The wines of Etna are some of Sicily’s – and Italy’s – most distinctive reds. Produced from two grapes – Nerello Mascalese and Nerello Cappuccio – that are almost Pinot Noir like in colour and texture, this lightly wooded example is a fantastic introduction to a volcanic classic. Floral, ethereal and light with juicy redcurrant and raspberry fruit and some underlying stony grip. On offer at £10.99 from November 13 to December 3.
Grüner Veltliner is rare enough in New Zealand, but one with six years of bottle age is unique. But what a brilliant wine this is. Part of Matt Thomson and Sophie Parker-Thomson’s off-the-wall series of small volume Kiwi whites and reds, this wouldn’t look out of place in a line up of top Austrian examples of the grape. Partially barrel fermented in larger French oak barrels, it’s bright, focused and remarkably youthful, with notes of bay leaf and white pepper, crunchy minerality and pear and citrus fruit.
Marks & Spencer have culled a lot of the quirkier wines in their range of late, so I’m delighted that this left-field, skin-fermented white from Georgia, the so-called cradle of wine, is still on its shelves.

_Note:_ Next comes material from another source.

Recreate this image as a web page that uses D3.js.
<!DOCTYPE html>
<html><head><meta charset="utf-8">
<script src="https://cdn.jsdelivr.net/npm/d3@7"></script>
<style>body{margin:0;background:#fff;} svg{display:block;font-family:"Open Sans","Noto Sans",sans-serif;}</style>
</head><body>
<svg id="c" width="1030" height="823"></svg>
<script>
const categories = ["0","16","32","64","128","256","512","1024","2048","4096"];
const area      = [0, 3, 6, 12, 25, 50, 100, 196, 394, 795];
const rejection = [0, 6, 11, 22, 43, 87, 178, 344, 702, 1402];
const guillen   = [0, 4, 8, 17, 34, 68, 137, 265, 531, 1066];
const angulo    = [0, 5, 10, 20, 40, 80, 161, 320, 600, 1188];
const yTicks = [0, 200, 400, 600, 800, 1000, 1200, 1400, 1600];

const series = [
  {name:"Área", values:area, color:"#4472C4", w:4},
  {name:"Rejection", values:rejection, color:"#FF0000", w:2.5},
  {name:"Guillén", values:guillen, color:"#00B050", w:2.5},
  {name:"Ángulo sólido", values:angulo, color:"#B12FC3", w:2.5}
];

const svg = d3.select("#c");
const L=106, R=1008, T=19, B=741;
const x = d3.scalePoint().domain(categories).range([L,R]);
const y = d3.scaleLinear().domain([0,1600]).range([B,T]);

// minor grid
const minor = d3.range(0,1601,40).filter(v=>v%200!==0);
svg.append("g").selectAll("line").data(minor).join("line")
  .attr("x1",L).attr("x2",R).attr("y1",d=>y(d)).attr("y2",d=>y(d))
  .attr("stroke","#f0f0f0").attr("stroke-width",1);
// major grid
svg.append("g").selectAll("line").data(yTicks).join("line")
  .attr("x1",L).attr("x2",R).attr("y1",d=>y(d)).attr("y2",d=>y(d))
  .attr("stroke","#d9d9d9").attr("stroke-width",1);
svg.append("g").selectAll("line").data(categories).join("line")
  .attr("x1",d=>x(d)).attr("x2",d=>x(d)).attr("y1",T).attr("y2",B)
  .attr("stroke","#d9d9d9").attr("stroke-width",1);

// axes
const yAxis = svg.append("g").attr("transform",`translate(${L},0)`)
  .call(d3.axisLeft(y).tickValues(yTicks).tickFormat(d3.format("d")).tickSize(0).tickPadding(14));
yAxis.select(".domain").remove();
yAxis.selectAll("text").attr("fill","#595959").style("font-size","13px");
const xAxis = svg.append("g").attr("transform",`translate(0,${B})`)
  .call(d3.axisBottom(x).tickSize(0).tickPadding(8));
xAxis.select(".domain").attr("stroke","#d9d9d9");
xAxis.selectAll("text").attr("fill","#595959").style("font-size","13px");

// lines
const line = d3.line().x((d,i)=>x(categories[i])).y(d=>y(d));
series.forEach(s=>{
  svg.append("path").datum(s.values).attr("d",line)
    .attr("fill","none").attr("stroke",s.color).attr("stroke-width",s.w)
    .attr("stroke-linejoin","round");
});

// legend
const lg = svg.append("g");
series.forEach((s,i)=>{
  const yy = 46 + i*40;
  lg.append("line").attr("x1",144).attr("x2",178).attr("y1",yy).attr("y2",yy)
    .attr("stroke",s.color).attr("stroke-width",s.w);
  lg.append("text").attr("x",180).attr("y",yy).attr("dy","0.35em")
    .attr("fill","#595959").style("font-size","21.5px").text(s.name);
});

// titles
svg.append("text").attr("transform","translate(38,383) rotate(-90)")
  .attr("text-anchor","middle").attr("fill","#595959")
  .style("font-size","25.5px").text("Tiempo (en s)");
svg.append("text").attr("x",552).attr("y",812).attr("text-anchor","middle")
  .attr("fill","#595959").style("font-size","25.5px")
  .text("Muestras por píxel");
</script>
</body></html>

Made from the local Rkatsiteli grape in the limestone-dominated area of Kakheti, it has funky, earthy, quince and orange peel flavours and some tannic grip. Dry and unusual, it’s a textbook introduction to wines fermented in clay pots, or qvevri.

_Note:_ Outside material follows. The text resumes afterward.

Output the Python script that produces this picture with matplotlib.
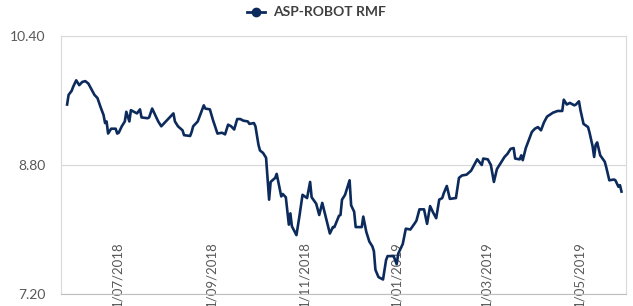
import pandas as pd
import matplotlib
matplotlib.use("Agg")
import matplotlib.pyplot as plt
from matplotlib.lines import Line2D

# Unit price of the fund.
# Days are counted from 1 July 2018.
days_from_jul_2018 = [
    -33, -32, -30, -29, -27, -25, -23, -21, -19, -17, -15, -13, -11, -9, -8, -7,
    -6, -4, -1, 0, 1, 3, 5, 6, 8, 9, 11, 13, 15, 16, 20, 21, 23, 25, 27, 29,
    31, 33, 35, 37, 38, 40, 43, 44, 48, 49, 50, 53, 54, 57, 58, 61, 63, 66,
    69, 71, 73, 75, 77, 79, 81, 83, 86, 87, 90, 91, 93, 94, 96, 98, 100, 101,
    104, 105, 108, 109, 111, 113, 114, 115, 118, 120, 122, 125, 127, 128, 131,
    133, 135, 137, 140, 142, 143, 146, 147, 148, 150, 153, 154, 156, 157, 161,
    162, 164, 166, 168, 169, 170, 172, 175, 177, 178, 182, 184, 185, 188, 190,
    193, 196, 197, 199, 202, 204, 206, 208, 210, 212, 214, 215, 217, 219, 223,
    225, 227, 230, 233, 235, 237, 240, 241, 244, 246, 248, 250, 253, 255, 257,
    259, 261, 262, 265, 266, 267, 269, 271, 273, 275, 277, 279, 281, 283, 287,
    290, 293, 294, 296, 298, 301, 302, 304, 305, 307, 310, 311, 313, 314, 315,
    316, 318, 321, 322, 324, 327, 328, 330, 331, 332,
]
price = [
    9.55, 9.67, 9.72, 9.77, 9.85, 9.79, 9.83, 9.84, 9.81, 9.74, 9.67, 9.63,
    9.52, 9.42, 9.32, 9.34, 9.19, 9.25, 9.25, 9.19, 9.20, 9.28, 9.34, 9.46,
    9.34, 9.48, 9.46, 9.44, 9.49, 9.39, 9.38, 9.39, 9.50, 9.42, 9.34, 9.28,
    9.32, 9.36, 9.40, 9.44, 9.34, 9.28, 9.23, 9.17, 9.16, 9.21, 9.28, 9.34,
    9.39, 9.54, 9.50, 9.49, 9.36, 9.19, 9.20, 9.18, 9.30, 9.28, 9.24, 9.37,
    9.37, 9.35, 9.34, 9.31, 9.32, 9.28, 9.05, 8.98, 8.95, 8.89, 8.37, 8.59,
    8.64, 8.69, 8.41, 8.44, 8.40, 8.06, 8.20, 8.04, 7.93, 8.17, 8.43, 8.39,
    8.59, 8.40, 8.32, 8.18, 8.33, 8.18, 7.95, 8.03, 8.03, 8.17, 8.18, 8.37,
    8.43, 8.61, 8.30, 8.22, 8.03, 8.03, 8.16, 7.97, 7.85, 7.79, 7.73, 7.50,
    7.41, 7.38, 7.62, 7.67, 7.67, 7.57, 7.70, 7.82, 8.01, 8.00, 8.08, 8.11,
    8.25, 8.25, 8.07, 8.29, 8.21, 8.14, 8.37, 8.39, 8.45, 8.54, 8.38, 8.39,
    8.64, 8.67, 8.68, 8.73, 8.80, 8.87, 8.80, 8.88, 8.87, 8.80, 8.59, 8.75,
    8.84, 8.90, 8.94, 9.00, 9.01, 8.88, 8.87, 8.92, 8.86, 9.01, 9.11, 9.21,
    9.25, 9.27, 9.23, 9.33, 9.40, 9.45, 9.47, 9.47, 9.61, 9.55, 9.57, 9.54,
    9.55, 9.59, 9.48, 9.31, 9.27, 9.20, 9.03, 8.90, 9.05, 9.08, 8.92, 8.84,
    8.77, 8.61, 8.62, 8.61, 8.53, 8.55, 8.47,
]

tick_dates = ["2018-07-01", "2018-09-01", "2018-11-01",
              "2019-01-01", "2019-03-01", "2019-05-01"]
tick_labels = ["1/07/2018", "1/09/2018", "1/11/2018",
               "1/01/2019", "1/03/2019", "1/05/2019"]
y_ticks = [7.20, 8.80, 10.40]
series_name = "ASP-ROBOT RMF"

LINE_COLOR = "#0c2b5c"
GRID_COLOR = "#d9d9d9"
TEXT_COLOR = "#595959"

plt.rcParams["font.family"] = ["Lato", "DejaVu Sans"]

dates = pd.Timestamp("2018-07-01") + pd.to_timedelta(days_from_jul_2018, unit="D")

fig = plt.figure(figsize=(6.33, 3.06), dpi=100)
ax = fig.add_axes([0.0964, 0.0392, 0.8926, 0.8432])

ax.plot(dates, price, color=LINE_COLOR, linewidth=1.9, solid_joinstyle="round")

# y axis
ax.set_ylim(7.20, 10.40)
ax.set_yticks(y_ticks)
ax.set_yticklabels([f"{v:.2f}" for v in y_ticks])
ax.yaxis.grid(True, color=GRID_COLOR, linewidth=0.9)
ax.tick_params(axis="y", length=0, pad=11, labelsize=10, labelcolor=TEXT_COLOR)

# x axis: date labels sit inside the plot, rotated
ax.set_xlim(pd.Timestamp("2018-05-25"), pd.Timestamp("2019-06-01"))
ax.set_xticks(pd.to_datetime(tick_dates))
ax.set_xticklabels(tick_labels, rotation=90)
ax.tick_params(axis="x", length=0, pad=-38, labelsize=9.5, labelcolor=TEXT_COLOR)

for side in ["left", "right", "top"]:
    ax.spines[side].set_color(GRID_COLOR)
ax.spines["bottom"].set_color("#bfbfbf")

# legend
handle = Line2D([], [], color=LINE_COLOR, linewidth=2, marker="o", markersize=6)
fig.legend([handle], [series_name], loc="upper center",
           bbox_to_anchor=(0.5, 1.02), frameon=False, handlelength=1.3,
           handletextpad=0.6, prop={"weight": "bold", "size": 10},
           labelcolor="#404040")

fig.savefig("out.png", dpi=100)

Consistently among New Zealand’s best Chardonnays and a wine that ages extremely well under screwcap, this wild-yeast fermented white hails from the Home and Rosie’s Blocks at Neudorf’s vineyards in Upper Moutere. Fresh, elegant and savoury, it has deftly interwoven (12% new) French oak, flavours of citrus and cinnamon, impressive focus and a tangy, mineral-edged core. A very classy, well-judged white.
The kind of thing that wouldn’t look out of place in a line up of New Wave South African Chenin Blancs, this superb organic Loire Valley example from Alexandre Cady has a winning combination of richness, lees-derived complexity, subtle 30% new oak and thrilling acidity. Flavours of pear, apple and quince combine beautifully on the palate with undertones of baking spices and a long, refreshing finish.
One of a number of wines at Marks & Spencer to have benefited from a new lower price, this is just the thing for the warmer weather: a light, tangy, spritzy white made from three local Portuguese grapes – Loureiro, Arinto and a splash of Trajadura – and showing lip smacking flavours of green apple, citrus peel and white pepper. Wonderfully crisp and refreshing.
The Roussillon region, which forms part of France’s border with Spain, is best known for its reds and fortified wines, but can make surprisingly impressive whites, too. Jérôme Collas makes small amounts of this deliciously characterful white blend from a combination of old-vine Grenache Gris, Grenache Blanc and Macabeu, grown at a cool 350 metres. The result is a taut, herbal, savoury white with refreshing acidity, a nutty, salty tang and hints of white flowers and fresh pears. One of number of great Roussillon selections from Joie de Vin.
Not as well known as the Dog Point Sauvignon Blanc releases, but every bit as good in my opinion, this is frequently among my favourite South Island Chardonnays. Toasty, savoury and enticing, it has citrus and beeswax notes supported by fresh, palate cleasning acidity and a nutty finish. Just starting to develop bottle-aged complexity.
A wine that’s consistently a match for all but the very best (and much more expensive) wines of Pessac-Léognan, this deftly oaked Marlborough Sauvignon ages brilliantly too. Leesy, rich yet beautifully balanced, it combines flavours of vanilla spice, gooseberry fool, lanolin and vivid acidity. One of the region’s very best expressions of the grape.